Italy's president wants quick solution to government crisis

"Italy needs a government with full powers quickly," says Sergio Mattarella.

Italy “needs a government with full powers as quickly as possible” in order to meet “domestic, European and international” commitments and deadlines, President Sergio Mattarella said at the close of political consultations triggered by the resignation of prime minister Matteo Renzi following his defeat in the constitutional referendum on 4 December.

During the three-day consultations Mattarella met with the speakers of the chamber of deputies and senate, former president Giorgio Napolitano and representatives of all the political parties in parliament to see if there is common ground for a solution.

This is likely to involve tasking a high-profile political figure to form a new government to lead the country to elections as soon as possible. The present foreign minister Paolo Gentiloni is now thought to be the favourite choice and he has been called to see the president at 12.30 on Sunday morning.

During the talks between the president and all the key politicians the positions of some of the key players became clearer.

The Partito Democratico (PD) led by Renzi reportedly said it would support whatever decision Mattarella takes in order to arrive at early elections.

This was a departure from the suggestion made by Renzi before the start of crisis talks for a government of national responsibility embracing representatives from across the political spectrum to steer the country until the natural end of parliament in 2018.

The PD delegation allegedly made no proposals for candidates to head up the new government that will lead Italy to elections.

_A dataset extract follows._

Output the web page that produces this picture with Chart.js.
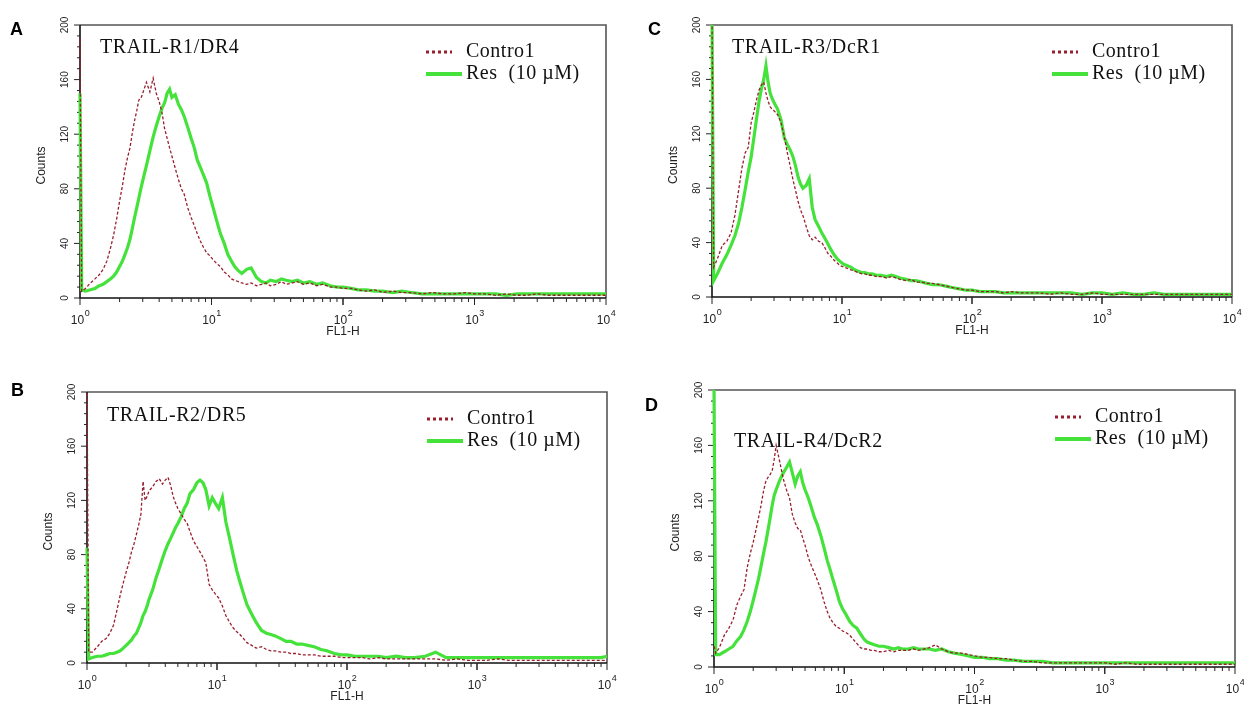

However, foreign minister Paolo Gentiloni was among the names, as well as with infrastructure minister Graziano Delrio, senate speaker Pietro Grasso and economy minister Pier Carlo Padoan.

The opposition party Forza Italia led by Silvio Berlusconi has called for a new electoral law to be approved as quickly as possible as a precondition for voting, while the anti-establishment Movimento Cinque Stelle (M5S) led by comic Beppe Grillo wants snap elections under current electoral laws.